Who made our list of SEC studs and duds following Saturday’s SEC championship game? Let’s find out.


1. Derrick Henry: Alabama’s sophomore tailback posted his first 100-yard game since mid-September in the Tide’s 29-point win over Missouri. His 141 yards exceeded his previous season-high by 28 yards, and his 7.1 yards per carry average against the Tigers was a full 1.5 yards per carry better than his regular season average. He scored a pair of late touchdowns to help Alabama ice the game, and he was as physically imposing as any player on the Crimson Tide offense. Mizzou never had an answer for Henry, and it crumbled late as a result.

2. Jimmie Hunt: Missouri’s senior wideout was one of few bright spots for the Tigers in Saturday’s loss, catching six passes for 169 yards against the Crimson Tide secondary. Most of his catches and yards came on broken plays in which he was able to slip behind the Alabama defense, but he also made a handful of tremendous catches to give some life to the Tigers offense when it needed it most. Hunt never found the end zone and Missouri was held to just 13 points, but the offense would have suffered much more without the senior stretching the field on Saturday.

3. A’Shawn Robinson: Alabama’s star defensive lineman was a force to be reckoned with in Saturday’s title game. He posted a team-high nine tackles, including three tackles for loss, and added a quarterback hurry to a dominant day in the trenches. Robinson played a major role in limiting Missouri to just 41 yards rushing as a team, and he helped collapse the Missouri pocket time and time again as quarterback Maty Mauk ran for his life against the vaunted Tide defense. The entire Alabama front seven appeared dominant on Saturday, but Robinson was the best of the bunch by game’s end.

4. Blake Sims: Alabama’s senior signal caller capped a magical regular season with one of his best performances to date, a 23-27 day through the air resulting in 262 yards and a pair of touchdowns. Sims never committed a turnover in Saturday’s win, and he hardly seemed bothered by a supremely talented Missouri defense. The Crimson Tide picked Alabama apart with a short passing game predicated on quick throws, and Sims was excellent in getting the ball out of hands both quickly and accurately. The first-year starter looked like a seasoned veteran in Saturday’s win, and he’s as big a reason for Alabama’s conference title as any single member of the team.

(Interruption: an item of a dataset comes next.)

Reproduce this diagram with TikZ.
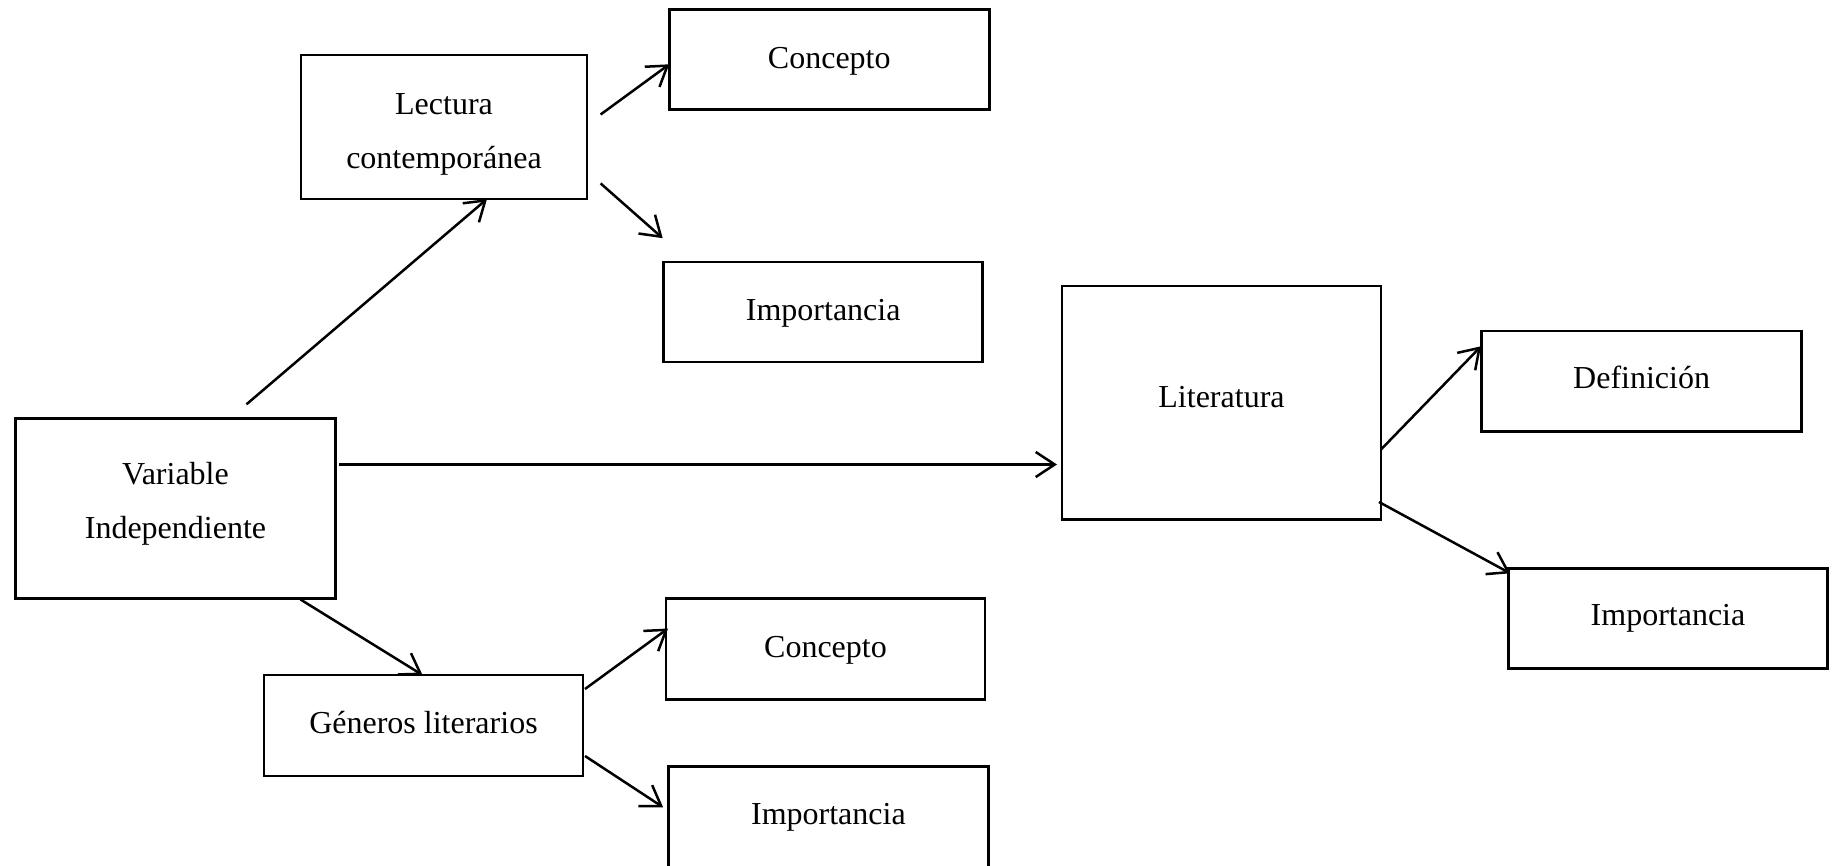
\documentclass[tikz,border=0pt]{standalone}
\usepackage{fontspec}
\setmainfont{Liberation Serif}
\usetikzlibrary{arrows.meta}
\begin{document}
\begin{tikzpicture}[x=1pt,y=-1pt,
  box/.style={draw, line width=2.6pt, inner sep=0pt, outer sep=0pt},
  lab/.style={anchor=base, inner sep=0pt, outer sep=0pt, font=\fontsize{32}{38}\selectfont},
  conn/.style={line width=2.5pt, -{Straight Barb[length=19pt,width=25pt]}}]
\useasboundingbox (0,0) rectangle (1832,866);
% boxes
\node[box, minimum width=286pt, minimum height=144pt] (lec) at (444,127) {};
\node[box, minimum width=320pt, minimum height=100pt] (con1) at (829.3,59.7) {};
\node[box, minimum width=319pt, minimum height=100pt] (imp1) at (823.2,312.2) {};
\node[box, minimum width=320pt, minimum height=180pt] (var) at (175.5,508.5) {};
\node[box, minimum width=319pt, minimum height=233pt] (lit) at (1221.5,402.7) {};
\node[box, minimum width=320pt, minimum height=100.6pt] (def) at (1641.6,381.3) {};
\node[box, minimum width=319pt, minimum height=100pt] (imp3) at (1668,618.3) {};
\node[box, minimum width=319pt, minimum height=101pt] (gen) at (423.5,725.5) {};
\node[box, minimum width=319pt, minimum height=100.7pt] (con2) at (825.5,649) {};
\node[box, minimum width=320pt, minimum height=103.5pt] (imp2) at (828.4,818.25) {};
% texts (baselines)
\node[lab] (lecA) at ([yshift=12pt]lec.center) {Lectura};
\node[lab] (lecB) at ([yshift=-42pt]lec.center) {contemporánea};
\node[lab] (con1T) at ([yshift=-8.8pt]con1.center) {Concepto};
\node[lab] (imp1T) at ([yshift=-8pt]imp1.center) {Importancia};
\node[lab] (varA) at ([yshift=23.8pt]var.center) {Variable};
\node[lab] (varB) at ([yshift=-30.2pt]var.center) {Independiente};
\node[lab] (litT) at ([yshift=-4.5pt]lit.center) {Literatura};
\node[lab] (defT) at ([yshift=-7.5pt]def.center) {Definición};
\node[lab] (imp3T) at ([yshift=-7.3pt]imp3.center) {Importancia};
\node[lab] (genT) at ([yshift=-8.2pt]gen.center) {Géneros literarios};
\node[lab] (con2T) at ([yshift=-8.5pt]con2.center) {Concepto};
\node[lab] (imp2T) at ([yshift=-6.5pt]imp2.center) {Importancia};
% connectors
\draw[conn] ([shift={(71,-14.2)}]var.north) -- ([shift={(43,0)}]lec.south);
\draw[conn] ([shift={(13.6,-12.5)}]lec.east) -- ([shift={(0,4.6)}]con1.west);
\draw[conn] ([shift={(13.6,56.4)}]lec.east) -- ([shift={(-1,-24)}]imp1.north west);
\draw[conn] ([shift={(3.3,-44)}]var.east) -- ([shift={(-5,61.8)}]lit.west);
\draw[conn] ([shift={(0.5,46.3)}]lit.east) -- ([shift={(-0.6,-35)}]def.west);
\draw[conn] ([shift={(-2,99.3)}]lit.east) -- ([shift={(1.7,5)}]imp3.north west);
\draw[conn] ([shift={(125,1)}]var.south) -- ([shift={(-1,0)}]gen.north);
\draw[conn] ([shift={(2,-36.5)}]gen.east) -- ([shift={(2,-20.5)}]con2.west);
\draw[conn] ([shift={(2,30.5)}]gen.east) -- ([shift={(-5.3,-11)}]imp2.west);
\end{tikzpicture}
\end{document}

1. Markus Golden: Missouri’s star defensive end hardly looked like a star in Saturday’s showdown, recording just six tackles without a sack, a tackle for loss or even a quarterback hurry. Golden entered the game having recorded multiple tackles for loss in three straight contests, but he was neutralized all game by a dominant Alabama offensive line, especially after teammate Shane Ray was ejected for targeting in the first half. Golden wasn’t completely absent from the action, but he was nowhere near as impactful as he was down the stretch for the Tigers. Golden and Mizzou lost the battle in the trenches and it ultimately cost them a shot at a conference title.

2. Marcus Murphy/Russell Hansbrough: The Tigers electrifying tailback tandem did close to nothing against the Alabama defense on Saturday, carrying the ball a combined 20 times for just 41 yards in a losing effort. Missouri had run for at least 150 yards in five straight games prior to Saturday’s beatdown, but Murphy and Hansbrough barely averaged two yards per carry against the Crimson Tide. The lack of a rushing attack forced Missouri to become one-dimensional on offense, making it easy for Alabama to stifle the Tigers for most of the game. The offensive line deserves plenty of blame, but Mizzou needed Hansbrough and Murphy to make plays on Saturday and they never could, resulting in a 13-point performance and a 29-point loss.

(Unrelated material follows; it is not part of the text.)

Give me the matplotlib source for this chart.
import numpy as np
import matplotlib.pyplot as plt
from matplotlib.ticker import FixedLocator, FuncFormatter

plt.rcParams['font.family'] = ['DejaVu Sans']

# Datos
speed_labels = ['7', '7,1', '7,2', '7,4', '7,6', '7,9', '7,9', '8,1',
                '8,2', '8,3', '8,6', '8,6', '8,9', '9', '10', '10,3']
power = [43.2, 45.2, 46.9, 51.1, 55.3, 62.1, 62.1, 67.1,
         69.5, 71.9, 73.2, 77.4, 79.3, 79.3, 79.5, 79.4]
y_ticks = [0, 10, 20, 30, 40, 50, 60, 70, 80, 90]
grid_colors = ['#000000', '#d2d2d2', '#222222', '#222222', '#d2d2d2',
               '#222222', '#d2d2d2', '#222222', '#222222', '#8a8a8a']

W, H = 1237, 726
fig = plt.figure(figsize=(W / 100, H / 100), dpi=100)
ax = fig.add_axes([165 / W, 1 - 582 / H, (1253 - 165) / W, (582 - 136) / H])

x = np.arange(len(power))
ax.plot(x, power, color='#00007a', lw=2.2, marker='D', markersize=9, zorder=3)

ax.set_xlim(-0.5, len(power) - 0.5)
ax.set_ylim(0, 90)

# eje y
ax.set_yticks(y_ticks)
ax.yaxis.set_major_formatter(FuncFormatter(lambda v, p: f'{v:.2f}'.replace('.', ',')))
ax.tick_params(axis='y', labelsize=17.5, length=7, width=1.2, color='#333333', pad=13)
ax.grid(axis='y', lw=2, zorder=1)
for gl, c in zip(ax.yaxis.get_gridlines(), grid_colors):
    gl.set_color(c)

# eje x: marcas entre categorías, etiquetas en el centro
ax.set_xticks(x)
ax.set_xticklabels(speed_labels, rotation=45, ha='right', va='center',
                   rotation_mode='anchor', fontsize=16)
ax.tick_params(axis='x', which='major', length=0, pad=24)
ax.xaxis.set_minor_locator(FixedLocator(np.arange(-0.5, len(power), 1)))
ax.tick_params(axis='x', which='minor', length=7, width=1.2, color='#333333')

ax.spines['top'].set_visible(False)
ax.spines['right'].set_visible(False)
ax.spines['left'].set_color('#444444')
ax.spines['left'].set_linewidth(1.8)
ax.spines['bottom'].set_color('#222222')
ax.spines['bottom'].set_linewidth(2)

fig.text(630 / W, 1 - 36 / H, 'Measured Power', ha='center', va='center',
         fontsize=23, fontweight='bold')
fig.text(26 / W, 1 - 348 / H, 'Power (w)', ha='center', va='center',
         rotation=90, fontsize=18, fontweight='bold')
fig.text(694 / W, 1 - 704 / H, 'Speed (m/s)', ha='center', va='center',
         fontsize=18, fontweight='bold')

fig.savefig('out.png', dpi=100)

3. Maty Mauk: Like Missouri’s tailbacks, Mauk fought an uphill battle all game thanks to an obvious lack of protection from his offensive line. Nevertheless, Mauk actually threw better running away from pressure than he did sitting comfortably in the pocket, resulting in a completion percentage of below 50 percent by game’s end. He never threw an interception, but he short-armed a few throws and threw behind his intended target on a few others. His lack of consistency hurt Missouri just as much as its lack of protection, and without consistency at quarterback there was no way the Tigers could keep up with Alabama’s dynamic offense.